10. Large kivas have rectangular raised masonry boxes. One of the primary explanations for these boxes is “sprouting vaults.” I believe these vaults were used to sprout corn which is one of the primary steps in making corn beer (the other proposal for the vaults is “foot drums”). While this is certainly possible, the sprouting vaults would be more consistent with the food and beer preparation use, for the large kivas. Due to the sprouting vaults “post wells” and firebox in large kivas, there is actually very little space for ceremonies.
11. Chaco Canyon “over engineering” is demonstrated by the many small kivas that have numerous exterior supporting walls. Archaeologists have described this as over engineering. If the kivas are actually granaries with tons of stored grain then these exterior walls are the proper support for the loose corn exerting outward pressure on the interior walls. This is also evident in virtually all sites where small kivas occur, such as Mesa Verde and the Great Sage Plain/Cayons of the ancients.
12. While all round rooms are being defined as kivas or religious chambers, there are at least three different types and many shapes and sizes in evidence. As far as I can find, there is no “religious” reason given by archaeologists as to the usage of the different types of round rooms. I suggest that each type has a specific use and that the variances within the types have specific practical applications. In fact, I can find no evidence of religious use prior to C.E.1275.
13. Many “small” granaries/kivas and “Great Houses” were built to coincide with the high rainfall period C.E. 1100-1130. There is a significant cluster of construction dates for small kivas during periods of high rainfall or just at the end of high rainfall periods. It is likely that during periods of high rainfall, more grain storage space was needed and this led to a construction boom of Great Houses with “blocked in kivas” which I propose are the supporting structures for the huge silos across the San Juan basin.
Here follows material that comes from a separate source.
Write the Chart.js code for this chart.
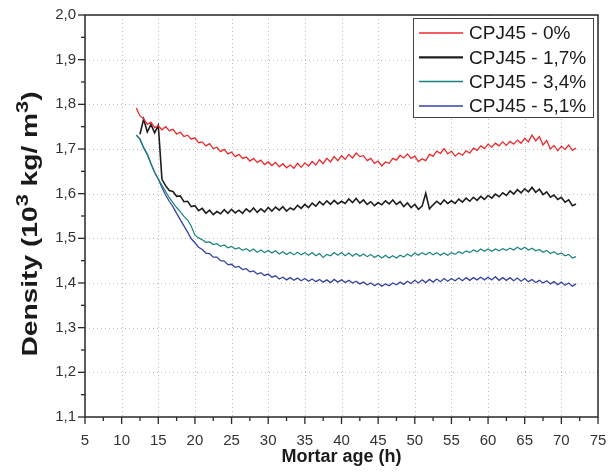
<!DOCTYPE html>
<html>
<head>
<meta charset="utf-8">
<script src="https://cdn.jsdelivr.net/npm/chart.js@4.4.0/dist/chart.umd.min.js"></script>
<style>
  html, body { margin: 0; padding: 0; background: #fff; }
</style>
</head>
<body>
<canvas id="densityChart" width="608" height="473"></canvas>
<script>
// mortar age (h)
const hours = [
  12, 12.5, 13, 13.5, 14, 14.5, 15, 15.5, 16, 16.5, 17, 17.5, 18, 18.5, 19, 19.5,
  20, 20.5, 21, 21.5, 22, 22.5, 23, 23.5, 24, 24.5, 25, 25.5, 26, 26.5, 27, 27.5,
  28, 28.5, 29, 29.5, 30, 30.5, 31, 31.5, 32, 32.5, 33, 33.5, 34, 34.5, 35, 35.5,
  36, 36.5, 37, 37.5, 38, 38.5, 39, 39.5, 40, 40.5, 41, 41.5, 42, 42.5, 43, 43.5,
  44, 44.5, 45, 45.5, 46, 46.5, 47, 47.5, 48, 48.5, 49, 49.5, 50, 50.5, 51, 51.5,
  52, 52.5, 53, 53.5, 54, 54.5, 55, 55.5, 56, 56.5, 57, 57.5, 58, 58.5, 59, 59.5,
  60, 60.5, 61, 61.5, 62, 62.5, 63, 63.5, 64, 64.5, 65, 65.5, 66, 66.5, 67, 67.5,
  68, 68.5, 69, 69.5, 70, 70.5, 71, 71.5, 72
];

// density (10^3 kg/m3)
const cpj0 = [
  1.792, 1.774, 1.768, 1.755, 1.760, 1.748, 1.752, 1.743, 1.750, 1.741, 1.744, 1.733, 1.738, 1.728, 1.731, 1.722,
  1.725, 1.714, 1.716, 1.707, 1.712, 1.701, 1.704, 1.694, 1.699, 1.689, 1.693, 1.683, 1.688, 1.679, 1.682, 1.673,
  1.679, 1.670, 1.675, 1.665, 1.671, 1.663, 1.670, 1.660, 1.667, 1.658, 1.664, 1.657, 1.668, 1.659, 1.669, 1.662,
  1.672, 1.664, 1.676, 1.667, 1.679, 1.671, 1.683, 1.674, 1.685, 1.677, 1.688, 1.680, 1.691, 1.683, 1.685, 1.674,
  1.679, 1.668, 1.673, 1.662, 1.671, 1.668, 1.679, 1.675, 1.686, 1.680, 1.689, 1.679, 1.684, 1.672, 1.678, 1.674,
  1.688, 1.684, 1.695, 1.690, 1.701, 1.689, 1.695, 1.684, 1.691, 1.686, 1.696, 1.691, 1.702, 1.697, 1.707, 1.701,
  1.711, 1.704, 1.713, 1.707, 1.716, 1.708, 1.717, 1.711, 1.720, 1.713, 1.724, 1.716, 1.731, 1.718, 1.728, 1.709,
  1.719, 1.700, 1.708, 1.696, 1.706, 1.699, 1.709, 1.697, 1.702
];
const cpj17 = [
  null, 1.733, 1.767, 1.738, 1.755, 1.736, 1.753, 1.632, 1.618, 1.607, 1.605, 1.594, 1.595, 1.582, 1.583, 1.571,
  1.573, 1.562, 1.567, 1.556, 1.563, 1.553, 1.560, 1.555, 1.564, 1.556, 1.565, 1.557, 1.563, 1.556, 1.566, 1.559,
  1.568, 1.558, 1.566, 1.559, 1.569, 1.561, 1.570, 1.563, 1.571, 1.561, 1.568, 1.564, 1.574, 1.567, 1.576, 1.569,
  1.579, 1.572, 1.582, 1.575, 1.584, 1.576, 1.585, 1.577, 1.583, 1.578, 1.588, 1.580, 1.589, 1.579, 1.586, 1.576,
  1.582, 1.573, 1.580, 1.575, 1.584, 1.577, 1.586, 1.576, 1.582, 1.571, 1.579, 1.569, 1.576, 1.565, 1.572, 1.601,
  1.566, 1.575, 1.583, 1.576, 1.586, 1.578, 1.584, 1.578, 1.588, 1.581, 1.590, 1.583, 1.592, 1.585, 1.594, 1.587,
  1.596, 1.590, 1.599, 1.593, 1.602, 1.596, 1.606, 1.599, 1.609, 1.602, 1.611, 1.604, 1.614, 1.603, 1.610, 1.598,
  1.604, 1.592, 1.597, 1.587, 1.592, 1.581, 1.586, 1.573, 1.577
];
const cpj34 = [
  1.731, 1.722, 1.703, 1.688, 1.667, 1.648, 1.633, 1.619, 1.605, 1.591, 1.580, 1.569, 1.560, 1.549, 1.541, 1.527,
  1.507, 1.501, 1.497, 1.491, 1.492, 1.486, 1.488, 1.482, 1.485, 1.479, 1.482, 1.476, 1.479, 1.473, 1.477, 1.471,
  1.476, 1.469, 1.474, 1.468, 1.473, 1.467, 1.472, 1.465, 1.470, 1.464, 1.469, 1.463, 1.469, 1.463, 1.468, 1.462,
  1.468, 1.461, 1.466, 1.457, 1.464, 1.461, 1.468, 1.462, 1.468, 1.461, 1.467, 1.460, 1.466, 1.460, 1.465, 1.459,
  1.464, 1.457, 1.462, 1.456, 1.462, 1.456, 1.461, 1.456, 1.462, 1.458, 1.465, 1.460, 1.467, 1.462, 1.468, 1.463,
  1.469, 1.463, 1.468, 1.462, 1.467, 1.462, 1.468, 1.464, 1.470, 1.466, 1.472, 1.468, 1.474, 1.470, 1.476, 1.471,
  1.476, 1.471, 1.476, 1.472, 1.477, 1.473, 1.478, 1.474, 1.480, 1.475, 1.480, 1.474, 1.478, 1.472, 1.475, 1.469,
  1.473, 1.466, 1.470, 1.464, 1.467, 1.461, 1.464, 1.456, 1.459
];
const cpj51 = [
  1.731, 1.722, 1.703, 1.688, 1.667, 1.648, 1.633, 1.614, 1.597, 1.583, 1.571, 1.556, 1.542, 1.528, 1.514, 1.499,
  1.490, 1.480, 1.475, 1.467, 1.466, 1.458, 1.458, 1.450, 1.449, 1.441, 1.442, 1.435, 1.437, 1.430, 1.432, 1.425,
  1.427, 1.420, 1.423, 1.417, 1.420, 1.413, 1.416, 1.409, 1.413, 1.407, 1.412, 1.406, 1.411, 1.405, 1.410, 1.404,
  1.409, 1.403, 1.408, 1.402, 1.407, 1.401, 1.408, 1.402, 1.407, 1.401, 1.406, 1.400, 1.404, 1.398, 1.402, 1.396,
  1.400, 1.394, 1.399, 1.393, 1.398, 1.394, 1.400, 1.396, 1.402, 1.397, 1.404, 1.399, 1.406, 1.400, 1.407, 1.401,
  1.408, 1.402, 1.409, 1.403, 1.410, 1.404, 1.410, 1.405, 1.411, 1.405, 1.412, 1.406, 1.412, 1.407, 1.413, 1.407,
  1.413, 1.407, 1.414, 1.406, 1.412, 1.406, 1.412, 1.405, 1.411, 1.404, 1.410, 1.403, 1.408, 1.401, 1.406, 1.400,
  1.405, 1.398, 1.403, 1.396, 1.402, 1.395, 1.400, 1.393, 1.398
];

const seriesLabels = ['CPJ45 - 0%', 'CPJ45 - 1,7%', 'CPJ45 - 3,4%', 'CPJ45 - 5,1%'];
const seriesColors = ['#ec2a2d', '#1e1e1e', '#17837b', '#3543a3'];
const seriesWidths = [1.3, 1.6, 1.2, 1.3];

const FONT = '"Liberation Sans", Arial, sans-serif';

function toPoints(values) {
  return hours.map((h, i) => ({ x: h, y: values[i] })).filter(p => p.y !== null);
}

// dotted grid, frame and tick marks (major + minor)
const gridFrame = {
  id: 'gridFrame',
  beforeDatasetsDraw(chart) {
    const { ctx, chartArea: a, scales: { x, y } } = chart;
    ctx.save();
    ctx.strokeStyle = '#bcbcbc';
    ctx.lineWidth = 1;
    ctx.setLineDash([1, 3]);
    x.ticks.forEach(t => {
      const px = Math.round(x.getPixelForValue(t.value)) + 0.5;
      ctx.beginPath(); ctx.moveTo(px, a.top); ctx.lineTo(px, a.bottom); ctx.stroke();
    });
    y.ticks.forEach(t => {
      const py = Math.round(y.getPixelForValue(t.value)) + 0.5;
      ctx.beginPath(); ctx.moveTo(a.left, py); ctx.lineTo(a.right, py); ctx.stroke();
    });
    ctx.restore();
  },
  afterDatasetsDraw(chart) {
    const { ctx, chartArea: a, scales: { x, y } } = chart;
    ctx.save();
    ctx.strokeStyle = '#2a2a2a';
    ctx.lineWidth = 1.5;
    ctx.strokeRect(a.left, a.top, a.right - a.left, a.bottom - a.top);

    ctx.lineWidth = 1.3;
    const xt = x.ticks.map(t => t.value);
    xt.forEach((v, i) => {
      const px = x.getPixelForValue(v);
      ctx.beginPath(); ctx.moveTo(px, a.bottom); ctx.lineTo(px, a.bottom + 7); ctx.stroke();
      if (i < xt.length - 1) {
        const pm = x.getPixelForValue((v + xt[i + 1]) / 2);
        ctx.beginPath(); ctx.moveTo(pm, a.bottom); ctx.lineTo(pm, a.bottom + 4); ctx.stroke();
      }
    });
    const yt = y.ticks.map(t => t.value);
    yt.forEach((v, i) => {
      const py = y.getPixelForValue(v);
      ctx.beginPath(); ctx.moveTo(a.left, py); ctx.lineTo(a.left - 7, py); ctx.stroke();
      if (i < yt.length - 1) {
        const pm = y.getPixelForValue((v + yt[i + 1]) / 2);
        ctx.beginPath(); ctx.moveTo(a.left, pm); ctx.lineTo(a.left - 4, pm); ctx.stroke();
      }
    });
    ctx.restore();
  }
};

// boxed legend in the top right corner of the plot
const boxLegend = {
  id: 'boxLegend',
  afterDraw(chart) {
    const { ctx, chartArea: a } = chart;
    const w = 180, h = 99;
    const left = a.right - 5 - w, top = a.top + 3;
    ctx.save();
    ctx.fillStyle = '#fff';
    ctx.fillRect(left, top, w, h);
    ctx.strokeStyle = '#444';
    ctx.lineWidth = 1;
    ctx.strokeRect(left + 0.5, top + 0.5, w, h);
    ctx.font = '19px ' + FONT;
    ctx.textBaseline = 'middle';
    ctx.fillStyle = '#1a1a1a';
    chart.data.datasets.forEach((ds, i) => {
      const cy = top + 15 + i * 24.3;
      ctx.strokeStyle = ds.borderColor;
      ctx.lineWidth = i === 1 ? 2.2 : 1.5;
      ctx.beginPath(); ctx.moveTo(left + 6, cy); ctx.lineTo(left + 50, cy); ctx.stroke();
      ctx.fillText(ds.label, left + 56, cy + 1);
    });
    ctx.restore();
  }
};

// y axis title with superscripts (stretched along its length like the source figure)
const yTitle = {
  id: 'yTitle',
  afterDraw(chart) {
    const { ctx, chartArea: a } = chart;
    const parts = [
      { t: 'Density (10', size: 22, rise: 0 },
      { t: '3', size: 17, rise: 8 },
      { t: ' kg/ m', size: 22, rise: 0 },
      { t: '3', size: 17, rise: 8 },
      { t: ')', size: 22, rise: 0 }
    ];
    ctx.save();
    let total = 0;
    parts.forEach(p => { ctx.font = 'bold ' + p.size + 'px ' + FONT; p.w = ctx.measureText(p.t).width; total += p.w; });
    ctx.translate(31, (a.top + a.bottom) / 2 + 8);
    ctx.rotate(-Math.PI / 2);
    ctx.scale(1.28, 1);
    ctx.fillStyle = '#1a1a1a';
    ctx.textBaseline = 'middle';
    let cx = -total / 2;
    parts.forEach(p => {
      ctx.font = 'bold ' + p.size + 'px ' + FONT;
      ctx.fillText(p.t, cx, -p.rise);
      cx += p.w;
    });
    ctx.restore();
  }
};

const chart = new Chart(document.getElementById('densityChart'), {
  type: 'line',
  data: {
    datasets: [cpj0, cpj17, cpj34, cpj51].map((vals, i) => ({
      label: seriesLabels[i],
      data: toPoints(vals),
      borderColor: seriesColors[i],
      borderWidth: seriesWidths[i],
      pointRadius: 0,
      tension: 0,
      fill: false
    }))
  },
  options: {
    responsive: false,
    animation: false,
    devicePixelRatio: 1,
    layout: { padding: { left: 0, right: 10, top: 15, bottom: 5 } },
    plugins: {
      legend: { display: false },
      tooltip: { enabled: false }
    },
    scales: {
      x: {
        type: 'linear',
        min: 5,
        max: 75,
        grid: { display: false, drawTicks: false },
        border: { display: false },
        afterFit: s => { s.height = 51; s.paddingLeft = 0; s.paddingRight = 0; },
        ticks: {
          stepSize: 5,
          padding: 15,
          color: '#333',
          font: { family: FONT, size: 15 },
          maxRotation: 0
        },
        title: {
          display: true,
          text: 'Mortar age (h)',
          color: '#1a1a1a',
          font: { family: FONT, size: 18, weight: 'bold' },
          padding: { top: 0, bottom: 0 }
        }
      },
      y: {
        min: 1.1,
        max: 2.0,
        grid: { display: false, drawTicks: false },
        border: { display: false },
        afterFit: s => { s.width = 85; s.paddingTop = 0; s.paddingBottom = 0; },
        ticks: {
          stepSize: 0.1,
          padding: 9,
          color: '#333',
          font: { family: FONT, size: 15 },
          callback: v => v.toFixed(1).replace('.', ',')
        }
      }
    }
  },
  plugins: [gridFrame, boxLegend, yTitle]
});
</script>
</body>
</html>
14. Yellow Jacket had 192 small kivas. Sand Canyon had over 100 kivas and 14 drying towers. At Sand Canyon the ratio is almost 4:1 rectangular to round rooms.
15. Great Sage Plain (in southwestern Colorado near present day Dove Creek/Cortez) archaeologists strongly feel that kivas were used as living rooms “because of what we find in them” (Varien). I have no doubt that this is true for the time period of the abandonment C.E. 1280 (Kuckelman). Evidence indicates that at the abandonment, the stored corn surplus was long gone and as the most strongly constructed, most secure rooms in the pueblos, round rooms certainly were used as habitations and safe houses. The period of the abandonment demonstrates increased warfare as resources became critically depleted. Families that normally lived in fringe communities moved into the central and strongest pueblos of their relatives for protection, making living space a premium resource. With the silos empty and large population numbers living in centralized pueblos, without adequate food, the people left their most valued, non transportable household items sitting on the floor of the round rooms when they left. This proposal is consistent with accepted archaeological facts and equally it is good common sense, which is often missing when evaluating the vast number of round rooms as “religious kivas.”
16. Without “ethnographic reports” there is no evidence at all to support the religious use of kivas prior to C.E. 1275, rather, I believe, there is extensive circumstantial evidence that these round rooms are corn silos, as might be expected to be found in a culture whose entire purpose and focus was on growing corn.